I have a view for which I want to create an Indexed view. After a lot of energy I was able to put the sql query in place for the view and It looks like this -
ALTER VIEW [dbo].[FriendBalances] WITH SCHEMABINDING as
WITH
trans (Amount,PaidBy,PaidFor, Id) AS
(SELECT Amount,userid AS PaidBy, PaidForUsers_FbUserId AS PaidFor, Id FROM dbo.Transactions
FULL JOIN dbo.TransactionUser ON dbo.Transactions.Id = dbo.TransactionUser.TransactionsPaidFor_Id),
bal (PaidBy,PaidFor,Balance) AS
(SELECT PaidBy,PaidFor, SUM( Amount/ transactionCounts.[_count]) AS Balance FROM trans
JOIN (SELECT Id,COUNT(*)AS _count FROM trans GROUP BY Id) AS transactionCounts ON trans.Id = transactionCounts.Id AND trans.PaidBy <> trans.PaidFor
GROUP BY trans.PaidBy,trans.PaidFor )
SELECT ISNULL(bal.PaidBy,bal2.PaidFor)AS PaidBy,ISNULL(bal.PaidFor,bal2.PaidBy)AS PaidFor,
ISNULL( bal.Balance,0)-ISNULL(bal2.Balance,0) AS Balance
FROM bal
left JOIN bal AS bal2 ON bal.PaidBy = bal2.PaidFor AND bal.PaidFor = bal2.Paidby
WHERE ISNULL( bal.Balance,0)>ISNULL(bal2.Balance,0)
Sample Data for FriendBalances View -
PaidBy PaidFor Balance
------ ------- -------
9990 9991 1000
9990 9992 2000
9990 9993 1000
9991 9993 1000
9991 9994 1000
It is mainly a join of 2 tables.
Transactions -
CREATE TABLE [dbo].[Transactions](
[Id] [int] IDENTITY(1,1) NOT NULL,
[Date] [datetime] NOT NULL,
[Amount] [float] NOT NULL,
[UserId] [bigint] NOT NULL,
[Remarks] [nvarchar](255) NULL,
[GroupFbGroupId] [bigint] NULL,
CONSTRAINT [PK_Transactions] PRIMARY KEY CLUSTERED
Sample data in Transactions Table -
Id Date Amount UserId Remarks GroupFbGroupId
-- ----------------------- ------ ------ -------------- --------------
1 2001-01-01 00:00:00.000 3000 9990 this is a test NULL
2 2001-01-01 00:00:00.000 3000 9990 this is a test NULL
3 2001-01-01 00:00:00.000 3000 9991 this is a test NULL
TransactionUsers -
CREATE TABLE [dbo].[TransactionUser](
[TransactionsPaidFor_Id] [bigint] NOT NULL,
[PaidForUsers_FbUserId] [bigint] NOT NULL
) ON [PRIMARY]
Sample Data in TransactionUser Table -
TransactionsPaidFor_Id PaidForUsers_FbUserId
---------------------- ---------------------
1 9991
1 9992
1 9993
2 9990
2 9991
2 9992
3 9990
3 9993
3 9994
Now I am not able to create a view because my query contains cte(s).
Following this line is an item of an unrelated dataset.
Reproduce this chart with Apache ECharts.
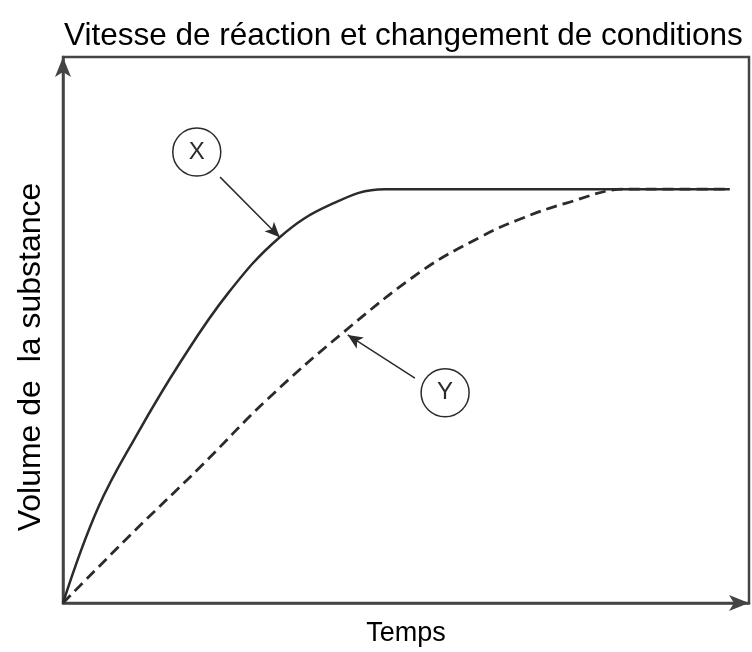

What are the options that I have now?
If cte can be removed, what should be the other option which would help in creating indexed views.
Here is the error message -
Msg 10137, Level 16, State 1, Line 1 Cannot create index on view "ShareBill.Test.Database.dbo.FriendBalances" because it references common table expression "trans". Views referencing common table expressions cannot be indexed. Consider not indexing the view, or removing the common table expression from the view definition.
The concept:
Transaction mainly consists of:
an Amount that was paid
UserId of the User who paid that amount
and some more information which is not important for now.
TransactionUser table is a mapping between a Transaction and a User Table. Essentially a transaction can be shared between multiple persons. So we store that in this table.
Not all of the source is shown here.